Worldwide sales of warehousing and logistics robots hit a respectable $1.9 billion in 2016. By 2021, according to a forecast by research firm Tractica, the market will hit a whopping $22.4 billion.

To better conceptualize the market explosion underway, consider that 40,000 units of warehousing and logistics robots were sold last year. A projected 620,000 units will be sold in 2021.

Why the change? In short: Amazon. If the last couple Prime Days proved anything, it's that a) Jeff Bezos is allowed to declare national holidays, and b) the investment Amazon made in warehouse logistics when it bought Kiva Systems for $775 million in 2012 presaged a complete transformation in global commerce.

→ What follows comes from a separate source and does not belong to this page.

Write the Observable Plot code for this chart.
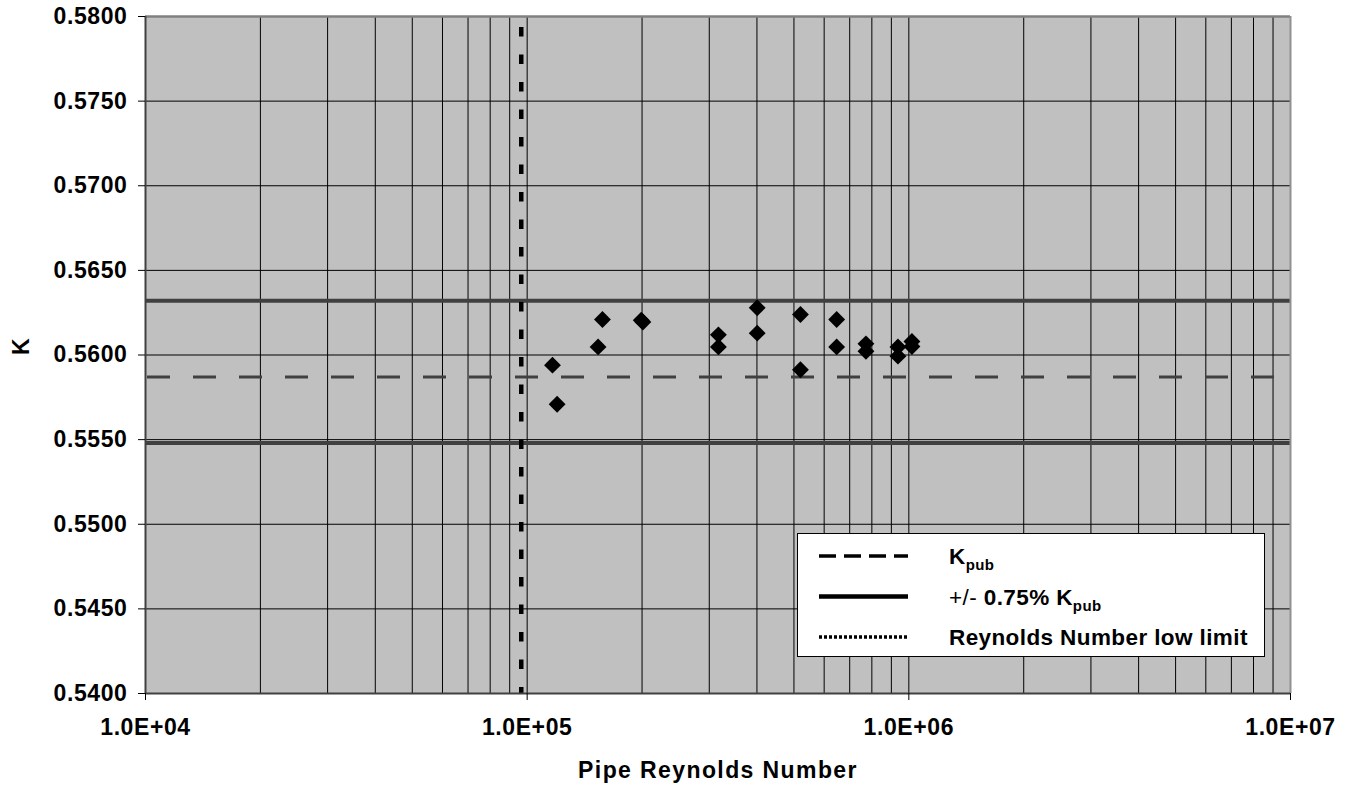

A conversation about warehouse logistics can bore the pants off your aunts and uncles as you gather around the Prime Day table to enjoy your giant carnival style turkey leg, but keep in mind it's the seemingly mundane innovations that transform how systems work. Take the corrugated box or the advent of standardized shipping containers. Boom. New paradigm for global commerce. (Also keep in mind there's nothing mundane about warehouses run by robots.)

The same thing is happening in fulfillment centers and high-flow warehouses. You'd be hard pressed to find a retailer with any e-commerce aspirations that isn't revamping its operations with an eye toward automation and efficiency. Amazon proved that a fast-paced, customer-driven economy works at scale, and competitors are racing to stay globally competitive in its shadow.

In fact, Bezos all but assured competitors would stay a few years behind Amazon. The 2012 Kiva purchase was as much a defensive play as a move to improve the company's fulfillment operations. Kiva was the leading supplier of warehouse logistics solutions, and huge companies like Staples, Walgreens, and Gap--competitors of the many-tentacled Amazon beast--relied on its technology. Those companies were deprived of crucial functionality in the wake of Amazon's purchase.

Now, at last, several robotics companies are bringing logistics products to market, filling the hole left by Kiva's acquisition and extending the promise of the automated warehouse to even small- and mid-sized retailers.

"Smaller companies must rethink their business strategies and solutions in order to remain competitive in the Age of Amazon," a spokesman for Locus Robotics told me, "an age where customers demand more and more in terms of products, customization, customer service, and delivery speed."

Locus is one of those newer entrants that sprang up in the post-Kiva ecosystem, and it's finding a quickly maturing market for its products. Locus clients include Quiet Logistics (which ships over $1 billion in e-commerce orders a year for brands like Zara, Bonobos and Glossier) and DHL Supply Chain.

Fetch, inVia, and Zulily are other examples of companies offering flexible autonomous solutions to retailers and fulfillment centers, part of the new standard in global logistics.

That's why we're finally hitting a critical mass, why 2017 is the year the logistics industry forever transforms commerce.

And why we gather once every year to sing Prime carols to the rhythmic clacking of dozens of Dash buttons.